--- Given problem ---
In the material below, find how many lines contain the string "standalone". Write only that number.

--- Dataset ---
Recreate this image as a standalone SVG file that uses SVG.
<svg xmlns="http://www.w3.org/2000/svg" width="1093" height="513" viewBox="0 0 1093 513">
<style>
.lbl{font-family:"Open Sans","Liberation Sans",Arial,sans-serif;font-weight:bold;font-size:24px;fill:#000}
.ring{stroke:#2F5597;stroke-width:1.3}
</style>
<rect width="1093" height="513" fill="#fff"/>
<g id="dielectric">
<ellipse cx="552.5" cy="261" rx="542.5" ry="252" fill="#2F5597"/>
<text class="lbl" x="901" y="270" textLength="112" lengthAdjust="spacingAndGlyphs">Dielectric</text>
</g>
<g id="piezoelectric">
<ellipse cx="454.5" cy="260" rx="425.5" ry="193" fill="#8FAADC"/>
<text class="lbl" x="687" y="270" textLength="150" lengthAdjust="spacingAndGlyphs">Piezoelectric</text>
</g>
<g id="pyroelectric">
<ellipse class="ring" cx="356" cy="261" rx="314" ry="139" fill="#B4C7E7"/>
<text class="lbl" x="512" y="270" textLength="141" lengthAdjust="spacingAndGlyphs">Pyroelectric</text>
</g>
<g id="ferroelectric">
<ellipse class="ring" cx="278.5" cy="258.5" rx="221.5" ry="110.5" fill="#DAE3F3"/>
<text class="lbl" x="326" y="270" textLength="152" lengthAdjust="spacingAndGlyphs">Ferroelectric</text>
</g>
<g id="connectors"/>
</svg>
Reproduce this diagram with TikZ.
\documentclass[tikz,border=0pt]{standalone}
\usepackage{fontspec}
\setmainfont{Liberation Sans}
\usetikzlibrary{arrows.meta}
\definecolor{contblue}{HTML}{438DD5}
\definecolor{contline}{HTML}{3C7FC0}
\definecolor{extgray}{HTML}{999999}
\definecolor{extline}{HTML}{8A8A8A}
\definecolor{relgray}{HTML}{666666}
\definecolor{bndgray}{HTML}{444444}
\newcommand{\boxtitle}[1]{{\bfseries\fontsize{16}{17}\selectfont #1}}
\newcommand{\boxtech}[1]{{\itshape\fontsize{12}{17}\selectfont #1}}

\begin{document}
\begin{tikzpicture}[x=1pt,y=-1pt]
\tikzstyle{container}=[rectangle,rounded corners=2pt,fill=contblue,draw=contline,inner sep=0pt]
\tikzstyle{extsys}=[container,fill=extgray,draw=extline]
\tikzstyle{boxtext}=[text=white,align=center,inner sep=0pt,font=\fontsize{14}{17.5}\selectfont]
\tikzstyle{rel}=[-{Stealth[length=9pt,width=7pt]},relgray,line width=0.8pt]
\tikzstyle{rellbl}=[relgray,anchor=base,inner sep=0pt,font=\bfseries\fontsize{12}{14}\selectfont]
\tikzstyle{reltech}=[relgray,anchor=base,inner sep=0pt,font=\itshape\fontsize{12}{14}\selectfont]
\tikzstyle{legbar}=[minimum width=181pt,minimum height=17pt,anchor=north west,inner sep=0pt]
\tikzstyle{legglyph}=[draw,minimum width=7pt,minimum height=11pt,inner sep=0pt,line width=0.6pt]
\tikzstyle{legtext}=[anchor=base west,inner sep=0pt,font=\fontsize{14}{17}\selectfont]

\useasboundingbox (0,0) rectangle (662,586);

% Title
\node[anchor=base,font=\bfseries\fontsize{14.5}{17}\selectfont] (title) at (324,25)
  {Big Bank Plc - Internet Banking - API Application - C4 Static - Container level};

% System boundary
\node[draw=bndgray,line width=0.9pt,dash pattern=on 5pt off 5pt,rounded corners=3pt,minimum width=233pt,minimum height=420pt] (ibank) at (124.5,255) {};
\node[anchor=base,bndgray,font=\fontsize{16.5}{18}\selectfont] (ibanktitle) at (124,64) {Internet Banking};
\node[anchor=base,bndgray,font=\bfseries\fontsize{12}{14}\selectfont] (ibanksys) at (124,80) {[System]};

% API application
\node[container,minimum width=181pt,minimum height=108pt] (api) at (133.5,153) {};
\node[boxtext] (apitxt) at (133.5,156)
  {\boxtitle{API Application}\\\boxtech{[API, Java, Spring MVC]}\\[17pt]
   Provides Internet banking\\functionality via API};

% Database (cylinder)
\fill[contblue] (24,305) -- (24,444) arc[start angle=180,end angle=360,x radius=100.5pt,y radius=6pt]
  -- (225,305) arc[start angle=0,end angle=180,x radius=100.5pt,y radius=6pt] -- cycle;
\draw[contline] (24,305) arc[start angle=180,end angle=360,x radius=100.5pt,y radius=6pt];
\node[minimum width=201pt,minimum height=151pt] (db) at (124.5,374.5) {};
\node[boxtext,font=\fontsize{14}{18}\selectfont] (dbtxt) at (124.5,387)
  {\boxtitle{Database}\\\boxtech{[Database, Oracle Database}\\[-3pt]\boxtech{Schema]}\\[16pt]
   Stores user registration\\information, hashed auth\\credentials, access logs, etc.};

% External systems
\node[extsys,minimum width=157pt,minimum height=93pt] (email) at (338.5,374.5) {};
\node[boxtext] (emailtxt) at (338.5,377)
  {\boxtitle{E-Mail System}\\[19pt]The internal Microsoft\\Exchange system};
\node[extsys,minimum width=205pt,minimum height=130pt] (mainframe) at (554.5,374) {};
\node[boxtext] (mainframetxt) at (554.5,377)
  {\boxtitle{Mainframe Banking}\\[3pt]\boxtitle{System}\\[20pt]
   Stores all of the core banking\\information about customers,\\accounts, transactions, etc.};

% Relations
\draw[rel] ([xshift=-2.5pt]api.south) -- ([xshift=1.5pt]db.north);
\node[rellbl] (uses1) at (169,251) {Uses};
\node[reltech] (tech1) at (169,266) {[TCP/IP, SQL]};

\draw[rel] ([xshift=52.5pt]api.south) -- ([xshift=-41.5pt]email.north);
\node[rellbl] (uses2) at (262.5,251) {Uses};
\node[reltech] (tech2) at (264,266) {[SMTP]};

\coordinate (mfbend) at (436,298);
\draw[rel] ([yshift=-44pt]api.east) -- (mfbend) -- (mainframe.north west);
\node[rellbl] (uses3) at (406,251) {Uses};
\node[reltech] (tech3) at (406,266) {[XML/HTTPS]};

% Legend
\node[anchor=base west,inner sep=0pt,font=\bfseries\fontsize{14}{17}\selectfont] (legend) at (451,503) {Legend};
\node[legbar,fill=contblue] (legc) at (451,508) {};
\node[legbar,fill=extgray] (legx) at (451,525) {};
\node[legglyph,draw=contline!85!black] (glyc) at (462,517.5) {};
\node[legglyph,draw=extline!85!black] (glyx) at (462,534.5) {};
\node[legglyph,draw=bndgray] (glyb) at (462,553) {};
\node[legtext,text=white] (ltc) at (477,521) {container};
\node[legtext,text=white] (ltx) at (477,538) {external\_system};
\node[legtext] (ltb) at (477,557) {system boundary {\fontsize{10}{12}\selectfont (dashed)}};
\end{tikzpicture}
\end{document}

--- Exercise response ---
2